Un autre point serait peut-être que la déclaration d'indépendance fut faite par un seul parti politique et non pas par un vaste coalition. Cela peut faire penser que la communauté internationale avait des réticences quant au gouvernement catalan : 
 
L'acte de reconnaissance d'un nouvel État comprend nécessairement reconnaissance de son gouvernement puisque, par définition, il n'y a pas d'État sans gouvernement. De même, l'acte de reconnaissance d'un nouveau gouvernement implique nécessairement la reconnaissance de l'État qu'il représente puisque, comme nous l'avons déjà souligné il n'y a pas de gouvernement sans un État.
 
Quoi qu'il en soit, une piste de solution pour la région sécessionniste pour augmenter ses chances de se faire reconnaître un jour par la communauté internationale serait de continuer d'avancer dans son processus d'autonomie afin de consolider son appareil d'État afin de donner du coffre à sa position.
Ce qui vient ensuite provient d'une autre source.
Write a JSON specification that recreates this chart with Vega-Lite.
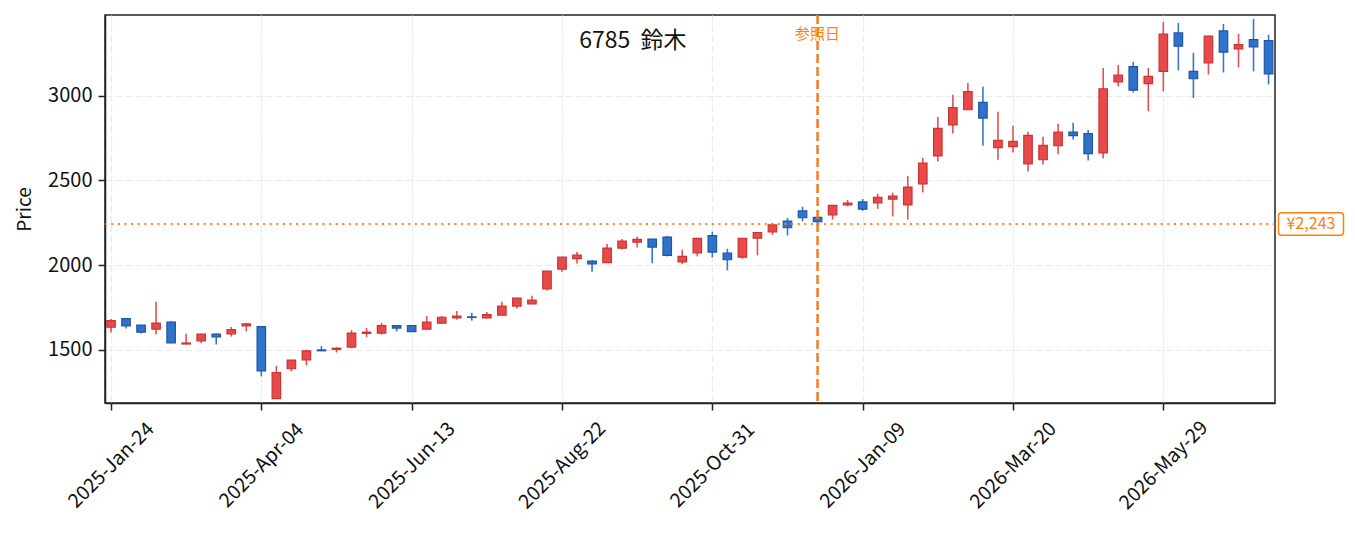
{
  "$schema": "https://vega.github.io/schema/vega-lite/v6.json",
  "width": 1170,
  "height": 388,
  "autosize": {"type": "none"},
  "padding": {"left": 105, "top": 15, "right": 80, "bottom": 130},
  "data": {
    "values": [
      {"date": "2025-01-24", "open": 1634, "high": 1683, "low": 1603, "close": 1673},
      {"date": "2025-01-31", "open": 1685, "high": 1686, "low": 1626, "close": 1642},
      {"date": "2025-02-07", "open": 1646, "high": 1647, "low": 1597, "close": 1605},
      {"date": "2025-02-14", "open": 1623, "high": 1784, "low": 1591, "close": 1658},
      {"date": "2025-02-21", "open": 1664, "high": 1670, "low": 1540, "close": 1542},
      {"date": "2025-02-28", "open": 1535, "high": 1595, "low": 1534, "close": 1541},
      {"date": "2025-03-07", "open": 1554, "high": 1595, "low": 1540, "close": 1593},
      {"date": "2025-03-14", "open": 1593, "high": 1598, "low": 1532, "close": 1577},
      {"date": "2025-03-21", "open": 1595, "high": 1636, "low": 1579, "close": 1620},
      {"date": "2025-03-28", "open": 1642, "high": 1660, "low": 1609, "close": 1654},
      {"date": "2025-04-04", "open": 1638, "high": 1640, "low": 1344, "close": 1377},
      {"date": "2025-04-11", "open": 1213, "high": 1407, "low": 1211, "close": 1367},
      {"date": "2025-04-18", "open": 1389, "high": 1441, "low": 1373, "close": 1440},
      {"date": "2025-04-25", "open": 1442, "high": 1501, "low": 1409, "close": 1495},
      {"date": "2025-05-02", "open": 1500, "high": 1523, "low": 1494, "close": 1495},
      {"date": "2025-05-09", "open": 1503, "high": 1517, "low": 1485, "close": 1510},
      {"date": "2025-05-16", "open": 1517, "high": 1617, "low": 1509, "close": 1599},
      {"date": "2025-05-23", "open": 1598, "high": 1630, "low": 1575, "close": 1605},
      {"date": "2025-05-30", "open": 1599, "high": 1660, "low": 1591, "close": 1644},
      {"date": "2025-06-06", "open": 1644, "high": 1645, "low": 1609, "close": 1629},
      {"date": "2025-06-13", "open": 1643, "high": 1644, "low": 1607, "close": 1608},
      {"date": "2025-06-20", "open": 1623, "high": 1701, "low": 1621, "close": 1664},
      {"date": "2025-06-27", "open": 1658, "high": 1701, "low": 1656, "close": 1693},
      {"date": "2025-07-04", "open": 1689, "high": 1730, "low": 1679, "close": 1699},
      {"date": "2025-07-11", "open": 1695, "high": 1719, "low": 1673, "close": 1692},
      {"date": "2025-07-18", "open": 1689, "high": 1724, "low": 1687, "close": 1708},
      {"date": "2025-07-25", "open": 1706, "high": 1784, "low": 1704, "close": 1759},
      {"date": "2025-08-01", "open": 1759, "high": 1808, "low": 1745, "close": 1806},
      {"date": "2025-08-08", "open": 1771, "high": 1819, "low": 1769, "close": 1794},
      {"date": "2025-08-15", "open": 1860, "high": 1966, "low": 1851, "close": 1965},
      {"date": "2025-08-22", "open": 1977, "high": 2048, "low": 1962, "close": 2047},
      {"date": "2025-08-29", "open": 2039, "high": 2078, "low": 2010, "close": 2059},
      {"date": "2025-09-05", "open": 2024, "high": 2031, "low": 1962, "close": 2008},
      {"date": "2025-09-12", "open": 2015, "high": 2126, "low": 2013, "close": 2101},
      {"date": "2025-09-19", "open": 2101, "high": 2154, "low": 2093, "close": 2142},
      {"date": "2025-09-26", "open": 2136, "high": 2168, "low": 2105, "close": 2152},
      {"date": "2025-10-03", "open": 2154, "high": 2155, "low": 2011, "close": 2107},
      {"date": "2025-10-10", "open": 2166, "high": 2173, "low": 2052, "close": 2058},
      {"date": "2025-10-17", "open": 2019, "high": 2091, "low": 2007, "close": 2052},
      {"date": "2025-10-24", "open": 2073, "high": 2158, "low": 2052, "close": 2158},
      {"date": "2025-10-31", "open": 2175, "high": 2197, "low": 2046, "close": 2077},
      {"date": "2025-11-07", "open": 2072, "high": 2097, "low": 1969, "close": 2032},
      {"date": "2025-11-14", "open": 2048, "high": 2158, "low": 2038, "close": 2158},
      {"date": "2025-11-21", "open": 2160, "high": 2194, "low": 2058, "close": 2193},
      {"date": "2025-11-28", "open": 2197, "high": 2248, "low": 2179, "close": 2238},
      {"date": "2025-12-05", "open": 2260, "high": 2279, "low": 2175, "close": 2221},
      {"date": "2025-12-12", "open": 2320, "high": 2345, "low": 2259, "close": 2280},
      {"date": "2025-12-19", "open": 2282, "high": 2288, "low": 2226, "close": 2257},
      {"date": "2025-12-26", "open": 2296, "high": 2353, "low": 2269, "close": 2353},
      {"date": "2026-01-02", "open": 2355, "high": 2384, "low": 2347, "close": 2367},
      {"date": "2026-01-09", "open": 2373, "high": 2390, "low": 2321, "close": 2331},
      {"date": "2026-01-16", "open": 2367, "high": 2421, "low": 2333, "close": 2400},
      {"date": "2026-01-23", "open": 2390, "high": 2427, "low": 2288, "close": 2408},
      {"date": "2026-01-30", "open": 2355, "high": 2527, "low": 2269, "close": 2461},
      {"date": "2026-02-06", "open": 2480, "high": 2633, "low": 2429, "close": 2602},
      {"date": "2026-02-13", "open": 2645, "high": 2875, "low": 2611, "close": 2807},
      {"date": "2026-02-20", "open": 2828, "high": 3005, "low": 2777, "close": 2930},
      {"date": "2026-02-27", "open": 2917, "high": 3075, "low": 2915, "close": 3024},
      {"date": "2026-03-06", "open": 2960, "high": 3052, "low": 2705, "close": 2868},
      {"date": "2026-03-13", "open": 2693, "high": 2905, "low": 2622, "close": 2736},
      {"date": "2026-03-20", "open": 2699, "high": 2823, "low": 2665, "close": 2730},
      {"date": "2026-03-27", "open": 2598, "high": 2787, "low": 2553, "close": 2766},
      {"date": "2026-04-03", "open": 2622, "high": 2758, "low": 2594, "close": 2707},
      {"date": "2026-04-10", "open": 2705, "high": 2834, "low": 2654, "close": 2785},
      {"date": "2026-04-17", "open": 2785, "high": 2840, "low": 2742, "close": 2764},
      {"date": "2026-04-24", "open": 2777, "high": 2797, "low": 2617, "close": 2658},
      {"date": "2026-05-01", "open": 2663, "high": 3164, "low": 2630, "close": 3041},
      {"date": "2026-05-08", "open": 3081, "high": 3182, "low": 3055, "close": 3122},
      {"date": "2026-05-15", "open": 3172, "high": 3200, "low": 3019, "close": 3033},
      {"date": "2026-05-22", "open": 3071, "high": 3164, "low": 2908, "close": 3114},
      {"date": "2026-05-29", "open": 3143, "high": 3435, "low": 3025, "close": 3364},
      {"date": "2026-06-05", "open": 3370, "high": 3429, "low": 3149, "close": 3292},
      {"date": "2026-06-12", "open": 3143, "high": 3253, "low": 2986, "close": 3100},
      {"date": "2026-06-19", "open": 3194, "high": 3352, "low": 3125, "close": 3351},
      {"date": "2026-06-26", "open": 3382, "high": 3423, "low": 3137, "close": 3257},
      {"date": "2026-07-03", "open": 3276, "high": 3365, "low": 3167, "close": 3301},
      {"date": "2026-07-10", "open": 3331, "high": 3453, "low": 3143, "close": 3288},
      {"date": "2026-07-17", "open": 3325, "high": 3359, "low": 3066, "close": 3129}
    ]
  },
  "layer": [
    {
      "mark": {"type": "rule", "strokeWidth": 1.6},
      "encoding": {
        "x": {
          "field": "date",
          "type": "temporal",
          "title": null,
          "scale": {
            "type": "utc",
            "nice": false,
            "padding": 0,
            "domain": [
              {"year": 2025, "month": 1, "date": 21, "hours": 5, "utc": true},
              {"year": 2026, "month": 7, "date": 20, "utc": true}
            ]
          },
          "axis": {
            "values": [
              {"year": 2025, "month": 1, "date": 24, "utc": true},
              {"year": 2025, "month": 4, "date": 4, "utc": true},
              {"year": 2025, "month": 6, "date": 13, "utc": true},
              {"year": 2025, "month": 8, "date": 22, "utc": true},
              {"year": 2025, "month": 10, "date": 31, "utc": true},
              {"year": 2026, "month": 1, "date": 9, "utc": true},
              {"year": 2026, "month": 3, "date": 20, "utc": true},
              {"year": 2026, "month": 5, "date": 29, "utc": true}
            ],
            "format": "%Y-%b-%d",
            "labelAngle": -45,
            "labelAlign": "center",
            "labelBaseline": "middle",
            "labelPadding": 55,
            "labelFontSize": 19.5,
            "grid": true
          }
        },
        "y": {
          "field": "low",
          "type": "quantitative",
          "title": "Price",
          "scale": {"domain": [1187, 3476], "nice": false, "zero": false},
          "axis": {"values": [1500, 2000, 2500, 3000], "format": "d", "grid": true, "labelPadding": 6, "labelFontSize": 20, "titlePadding": 13}
        },
        "y2": {"field": "high"},
        "color": {
          "condition": {"test": "datum.close >= datum.open", "value": "#e25252"},
          "value": "#3978c9"
        }
      }
    },
    {
      "mark": {"type": "bar", "width": 8.5, "strokeWidth": 1.2},
      "encoding": {
        "x": {"field": "date", "type": "temporal", "title": null},
        "y": {"field": "open", "type": "quantitative", "title": "Price"},
        "y2": {"field": "close"},
        "fill": {
          "condition": {"test": "datum.close >= datum.open", "value": "#e84a4a"},
          "value": "#2f72c9"
        },
        "stroke": {
          "condition": {"test": "datum.close >= datum.open", "value": "#c93535"},
          "value": "#1f57a8"
        }
      }
    },
    {
      "data": {"values": [{}]},
      "mark": {"type": "rule", "color": "#ff7f0e", "strokeWidth": 2.2, "strokeDash": [2.2, 4.4], "opacity": 0.9},
      "encoding": {"y": {"datum": 2243, "type": "quantitative", "title": "Price"}}
    },
    {
      "data": {"values": [{}]},
      "mark": {"type": "rule", "color": "#f07d22", "strokeWidth": 2.5, "strokeDash": [9, 4]},
      "encoding": {"x": {"datum": {"year": 2025, "month": 12, "date": 19, "utc": true}, "type": "temporal", "title": null}}
    },
    {
      "data": {"values": [{}]},
      "mark": {"type": "text", "text": "6785\u00a0 鈴木", "color": "#111", "font": "Noto Sans CJK JP", "fontSize": 23, "fontWeight": "normal", "align": "center", "baseline": "middle"},
      "encoding": {
        "x": {"datum": {"year": 2025, "month": 9, "date": 24, "utc": true}, "type": "temporal", "title": null},
        "y": {"datum": 3323, "type": "quantitative", "title": "Price"}
      }
    },
    {
      "data": {"values": [{}]},
      "mark": {"type": "text", "text": "参照日", "color": "#ff7f0e", "font": "Noto Sans CJK JP", "fontSize": 15, "fontWeight": "normal", "align": "center", "baseline": "middle"},
      "encoding": {
        "x": {"datum": {"year": 2025, "month": 12, "date": 19, "utc": true}, "type": "temporal", "title": null},
        "y": {"datum": 3364, "type": "quantitative", "title": "Price"}
      }
    },
    {
      "data": {"values": [{}]},
      "mark": {
        "type": "point",
        "shape": "M-0.9,-0.344 L0.9,-0.344 Q1,-0.344 1,-0.244 L1,0.244 Q1,0.344 0.9,0.344 L-0.9,0.344 Q-1,0.344 -1,0.244 L-1,-0.244 Q-1,-0.344 -0.9,-0.344 Z",
        "size": 4225,
        "filled": true,
        "fill": "white",
        "stroke": "#ff7f0e",
        "strokeWidth": 1.5,
        "opacity": 1,
        "xOffset": 36
      },
      "encoding": {
        "x": {"datum": {"year": 2026, "month": 7, "date": 20, "utc": true}, "type": "temporal", "title": null},
        "y": {"datum": 2243, "type": "quantitative", "title": "Price"}
      }
    },
    {
      "data": {"values": [{}]},
      "mark": {"type": "text", "text": "¥2,243", "color": "#ff7f0e", "font": "Noto Sans CJK JP", "fontSize": 16, "fontWeight": "normal", "align": "center", "baseline": "middle", "dx": 36},
      "encoding": {
        "x": {"datum": {"year": 2026, "month": 7, "date": 20, "utc": true}, "type": "temporal", "title": null},
        "y": {"datum": 2243, "type": "quantitative", "title": "Price"}
      }
    }
  ],
  "config": {
    "view": {"stroke": "#222", "strokeWidth": 1.5},
    "axis": {
      "domainColor": "#222",
      "domainWidth": 1.5,
      "tickColor": "#222",
      "tickWidth": 1.5,
      "tickSize": 7,
      "labelFont": "Noto Sans CJK JP",
      "labelFontSize": 19,
      "labelColor": "#111",
      "titleFont": "Noto Sans CJK JP",
      "titleFontSize": 19,
      "titleFontWeight": "normal",
      "titleColor": "#111",
      "gridColor": "#ebebeb",
      "gridDash": [7, 3],
      "gridWidth": 1.2
    }
  }
}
De plus, rien dans le droit international n'empêche cette démarche: 
 
[m]ême avant d'être reconnu, l'État a le droit de défendre son intégrité et son indépendance, d'assurer sa conservation et sa prospérité, et, par suite, de s'organiser le mieux qu'il l'entend, de légiférer sur ses intérêts, d'administrer ses services et de déterminer la juridiction et la compétence de ses tribunaux. L'exercice de ces droits n'a pas d'autre limite que l'exercice des droits des autres États conformément au droit international.